* [Exercise brief]: With all pictures omitted, return verbatim the lines from the beginning of the records below through the line containing "Sans MS, Noto".

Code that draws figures
⟨

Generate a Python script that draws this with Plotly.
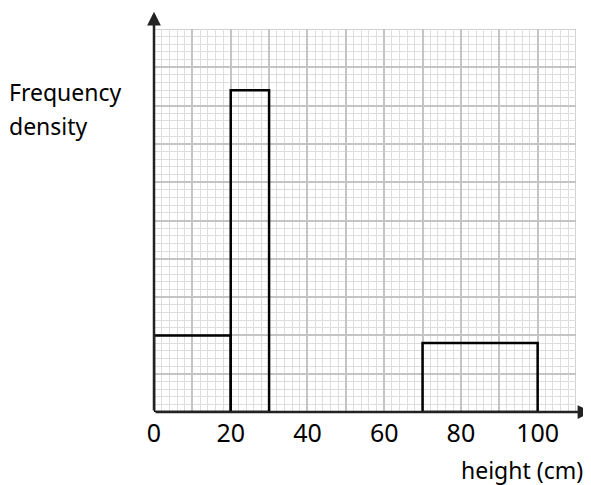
import plotly.graph_objects as go

bin_left = [0, 20, 70]
bin_right = [20, 30, 100]
density = [2.0, 8.4, 1.8]
x_tick_vals = [0, 20, 40, 60, 80, 100]
x_tick_text = ["0", "20", "40", "60", "80", "100"]

centers = [(a + b) / 2 for a, b in zip(bin_left, bin_right)]
widths = [b - a for a, b in zip(bin_left, bin_right)]

FONT = "Comic Sans MS, Noto Sans, sans-serif"

fig = go.Figure()
fig.add_trace(go.Bar(
    x=centers, y=density, width=widths,
    marker=dict(color="rgba(0,0,0,0)", line=dict(color="black", width=2.5)),
    hoverinfo="skip",
))

# page body has an 8px margin, so the figure is offset by 8px
fig.update_layout(
    width=583, height=477,
    margin=dict(l=146, r=15, t=21, b=73),
    paper_bgcolor="white", plot_bgcolor="white",
    showlegend=False,
    xaxis=dict(
        range=[0, 110], tickmode="array",
        tickvals=list(range(0, 111, 10)),
        ticktext=[x_tick_text[x_tick_vals.index(v)] if v in x_tick_vals else "" for v in range(0, 111, 10)],
        showgrid=True, gridcolor="#c4c4c4", gridwidth=1.5,
        minor=dict(tickmode="linear", tick0=0, dtick=2, showgrid=True, gridcolor="#dedede", gridwidth=1),
        zeroline=False, showline=False, ticks="",
        ticklabelstandoff=4,
        tickfont=dict(family=FONT, size=25, color="black"),
        fixedrange=True,
    ),
    yaxis=dict(
        range=[0, 10], tickmode="linear", tick0=0, dtick=1,
        showgrid=True, gridcolor="#c4c4c4", gridwidth=1.5,
        minor=dict(tickmode="linear", tick0=0, dtick=0.2, showgrid=True, gridcolor="#dedede", gridwidth=1),
        showticklabels=False, zeroline=False, showline=False, ticks="",
        fixedrange=True,
    ),
)

fig.add_shape(type="rect", xref="x", yref="y", x0=0, x1=110, y0=0, y1=10,
              line=dict(color="#c4c4c4", width=1.5), layer="below")

fig.add_annotation(x=0, y=10.45, ax=0, ay=0, xref="x", yref="y", axref="x", ayref="y",
                   showarrow=True, arrowhead=2, arrowsize=1.1, arrowwidth=2.5, arrowcolor="#222", text="")
fig.add_annotation(x=114, y=0, ax=0, ay=0, xref="x", yref="y", axref="x", ayref="y",
                   showarrow=True, arrowhead=2, arrowsize=1.1, arrowwidth=2.5, arrowcolor="#222", text="")

fig.add_annotation(text="Frequency", xref="paper", yref="paper", x=-147/422, y=1 - (92 - 29) / 383,
                   xanchor="left", yanchor="middle", showarrow=False,
                   font=dict(family=FONT, size=23, color="black"))
fig.add_annotation(text="density", xref="paper", yref="paper", x=-147/422, y=1 - (126 - 29) / 383,
                   xanchor="left", yanchor="middle", showarrow=False,
                   font=dict(family=FONT, size=23, color="black"))
fig.add_annotation(text="height (cm)", xref="paper", yref="paper", x=(585 - 154) / 422, y=-(470 - 412) / 383,
                   xanchor="right", yanchor="middle", showarrow=False,
                   font=dict(family=FONT, size=23, color="black"))

fig.write_html("out.html")
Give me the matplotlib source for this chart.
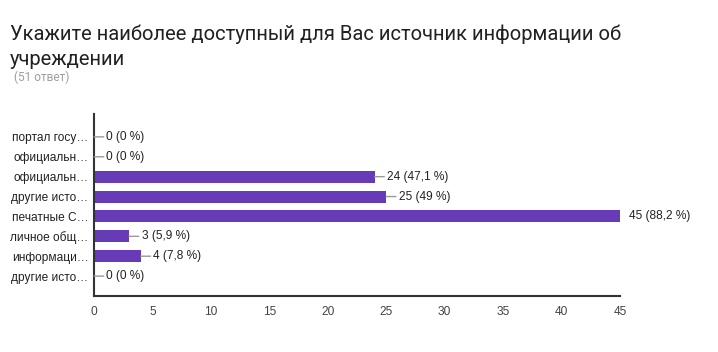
import matplotlib

matplotlib.use("Agg")
import matplotlib.pyplot as plt

title = "Укажите наиболее доступный для Вас источник информации об\nучреждении"
subtitle = "(51 ответ)"
labels = [
    "портал госу…",
    "официальн…",
    "официальн…",
    "другие исто…",
    "печатные С…",
    "личное общ…",
    "информаци…",
    "другие исто…",
]
counts = [0, 0, 24, 25, 45, 3, 4, 0]
percents = ["0", "0", "47,1", "49", "88,2", "5,9", "7,8", "0"]
xticks = [0, 5, 10, 15, 20, 25, 30, 35, 40, 45]

BAR = "#673AB7"

fig = plt.figure(figsize=(7.18, 3.52), dpi=100)
ax = fig.add_axes([94 / 718, 1 - 296 / 352, 526 / 718, 182 / 352])

pos = list(range(len(labels)))
ax.barh(pos, counts, height=0.6, color=BAR)
ax.set_ylim(len(labels), -1.15)
ax.set_xlim(0, 45)

for i, (c, p) in enumerate(zip(counts, percents)):
    txt = f"{c} ({p} %)"
    if c >= 45:
        ax.annotate(txt, xy=(c, i), xytext=(6.5, 0), textcoords="offset points",
                    va="center", ha="left", fontsize=8.6, color="#222222",
                    family="Liberation Sans", annotation_clip=False)
    else:
        ax.annotate(txt, xy=(c, i), xytext=(9, 0), textcoords="offset points",
                    va="center", ha="left", fontsize=8.6, color="#222222",
                    family="Liberation Sans",
                    arrowprops=dict(arrowstyle="-", color="#999999", lw=1,
                                    shrinkA=0, shrinkB=0))

ax.set_yticks(pos)
ax.set_yticklabels(labels, family="Liberation Sans", fontsize=8.6, color="#222222")
ax.set_xticks(xticks)
ax.set_xticklabels([str(t) for t in xticks], family="Liberation Sans",
                   fontsize=8.6, color="#444444")
ax.tick_params(axis="both", length=0)
ax.tick_params(axis="y", pad=4)
ax.tick_params(axis="x", pad=7)

for side in ("top", "right"):
    ax.spines[side].set_visible(False)
for side in ("left", "bottom"):
    ax.spines[side].set_color("#333333")
    ax.spines[side].set_linewidth(1.5)

fig.text(10 / 718, 1 - 24 / 352, title, family="Roboto", fontsize=14.5,
         color="#212121", va="top", ha="left", linespacing=1.45)
fig.text(14 / 718, 1 - 77 / 352, subtitle, family="Roboto", fontsize=8.6,
         color="#9e9e9e", va="center", ha="left")

fig.savefig("out.png", dpi=100)
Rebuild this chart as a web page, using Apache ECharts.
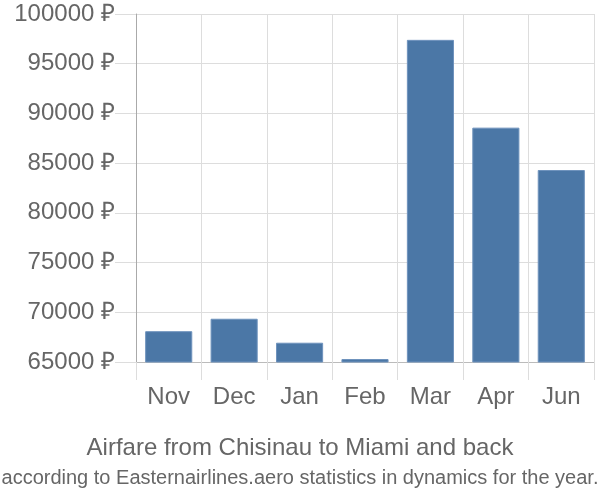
<!DOCTYPE html>
<html><head><meta charset="utf-8">
<script src="https://cdn.jsdelivr.net/npm/echarts@6/dist/echarts.min.js"></script>
<style>html,body{margin:0;padding:0;background:#fff}#c{width:600px;height:500px}</style>
</head><body><div id="c"></div>
<script>
const categories = ["Nov", "Dec", "Jan", "Feb", "Mar", "Apr", "Jun"];
const prices = [68100, 69350, 66940, 65300, 97400, 88570, 84310];
const yTicks = [65000, 70000, 75000, 80000, 85000, 90000, 95000, 100000];
const titleText = "Airfare from Chisinau to Miami and back";
const subtitleText = "according to Easternairlines.aero statistics in dynamics for the year.";

const chart = echarts.init(document.getElementById('c'), null, {renderer: 'canvas'});
chart.setOption({
  animation: false,
  textStyle: {fontFamily: 'Liberation Sans, Arial, sans-serif'},
  title: {
    text: titleText,
    subtext: subtitleText,
    left: 'center',
    top: 431,
    itemGap: 8,
    textStyle: {fontSize: 24, fontWeight: 'normal', color: '#666', fontFamily: 'Liberation Sans'},
    subtextStyle: {fontSize: 20, color: '#666', fontFamily: 'Liberation Sans'}
  },
  grid: {left: 136, right: 6, top: 14, bottom: 138, containLabel: false},
  xAxis: {
    type: 'category',
    data: categories,
    axisLine: {lineStyle: {color: '#bbb', width: 1}},
    axisTick: {show: true, length: 18, lineStyle: {color: '#ddd'}},
    splitLine: {show: true, lineStyle: {color: '#ddd'}},
    axisLabel: {color: '#666', fontSize: 24, margin: 23}
  },
  yAxis: {
    type: 'value',
    min: yTicks[0],
    max: yTicks[yTicks.length - 1],
    interval: 5000,
    axisLine: {show: true, lineStyle: {color: '#aaa'}},
    axisTick: {show: true, length: 21, lineStyle: {color: '#ddd'}},
    splitLine: {show: true, lineStyle: {color: '#ddd'}},
    axisLabel: {color: '#666', fontSize: 24, margin: 21, formatter: v => v + ' ₽'}
  },
  series: [{
    type: 'bar',
    data: prices,
    barCategoryGap: '28%',
    itemStyle: {color: '#4b77a6', borderColor: '#6f93bd', borderWidth: 1}
  }]
});
</script></body></html>
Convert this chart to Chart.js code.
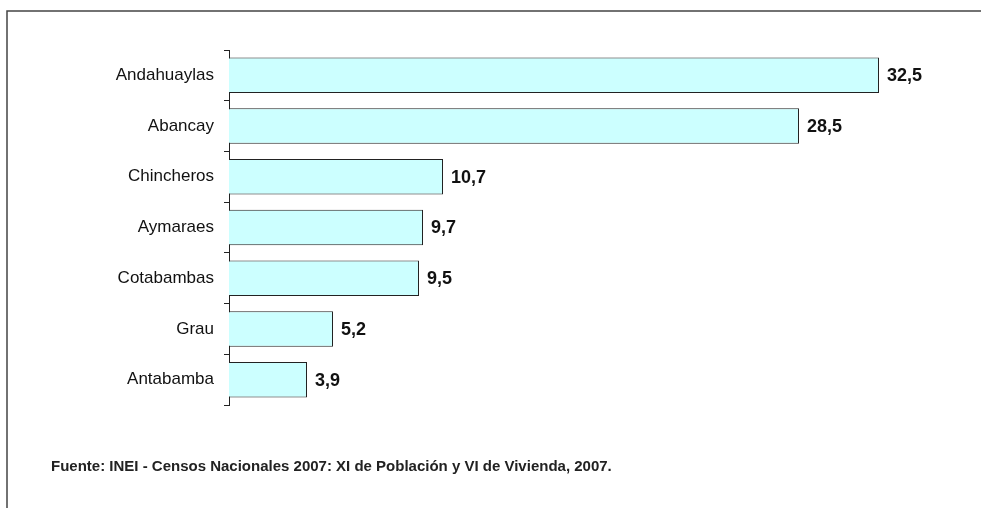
<!DOCTYPE html>
<html>
<head>
<meta charset="utf-8">
<script src="https://cdn.jsdelivr.net/npm/chart.js@4"></script>
<style>
  html, body { margin: 0; padding: 0; background: #fff; }
  #wrap { width: 981px; height: 508px; position: relative; }
</style>
</head>
<body>
<div id="wrap"><canvas id="chart" width="981" height="508"></canvas></div>
<script>
// datos del gráfico
const provincias = ["Andahuaylas", "Abancay", "Chincheros", "Aymaraes", "Cotabambas", "Grau", "Antabamba"];
const porcentajes = [32.5, 28.5, 10.7, 9.7, 9.5, 5.2, 3.9];
const fuente = "Fuente: INEI - Censos Nacionales 2007: XI de Población y VI de Vivienda, 2007.";

const FONT = "'Liberation Sans', Arial, sans-serif";

// etiquetas de valor, marco y nota de fuente
const extras = {
    id: "extras",
    afterDatasetsDraw(chart) {
        const ctx = chart.ctx;
        const meta = chart.getDatasetMeta(0);
        ctx.save();
        ctx.fillStyle = "#111";
        ctx.font = "bold 18px " + FONT;
        ctx.textAlign = "left";
        ctx.textBaseline = "middle";
        meta.data.forEach((bar, i) => {
            ctx.fillText(porcentajes[i].toFixed(1).replace(".", ","), bar.x + 8, bar.y + 1);
        });
        ctx.restore();
    },
    afterDraw(chart) {
        const ctx = chart.ctx;
        ctx.save();
        ctx.strokeStyle = "#444";
        ctx.lineWidth = 1.5;
        ctx.beginPath();
        ctx.moveTo(7, 508);
        ctx.lineTo(7, 11);
        ctx.lineTo(981, 11);
        ctx.stroke();
        ctx.fillStyle = "#222";
        ctx.font = "bold 15px " + FONT;
        ctx.textBaseline = "middle";
        ctx.fillText(fuente, 51, 467);
        ctx.restore();
    }
};

new Chart(document.getElementById("chart"), {
    type: "bar",
    data: {
        labels: provincias,
        datasets: [{
            data: porcentajes,
            backgroundColor: "#CCFFFF",
            borderColor: "#222",
            borderWidth: 1,
            barPercentage: 0.7,
            categoryPercentage: 1.0
        }]
    },
    options: {
        indexAxis: "y",
        responsive: false,
        animation: false,
        layout: { padding: { top: 50, right: 52, bottom: 103, left: 0 } },
        plugins: { legend: { display: false }, tooltip: { enabled: false } },
        scales: {
            x: { display: false, min: 0, max: 35 },
            y: {
                afterFit(scale) { scale.width = 229; },
                border: { display: true, color: "#222", width: 1 },
                grid: { drawOnChartArea: false, drawTicks: true, tickLength: 5, color: "#222", offset: true },
                ticks: { color: "#111", padding: 10, font: { family: FONT, size: 17 } }
            }
        }
    },
    plugins: [extras]
});
</script>
</body>
</html>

⟩

* [Answer for the task]:
Generate a Python script that draws this with Plotly.
import plotly.graph_objects as go

bin_left = [0, 20, 70]
bin_right = [20, 30, 100]
density = [2.0, 8.4, 1.8]
x_tick_vals = [0, 20, 40, 60, 80, 100]
x_tick_text = ["0", "20", "40", "60", "80", "100"]

centers = [(a + b) / 2 for a, b in zip(bin_left, bin_right)]
widths = [b - a for a, b in zip(bin_left, bin_right)]

FONT = "Comic Sans MS, Noto Sans, sans-serif"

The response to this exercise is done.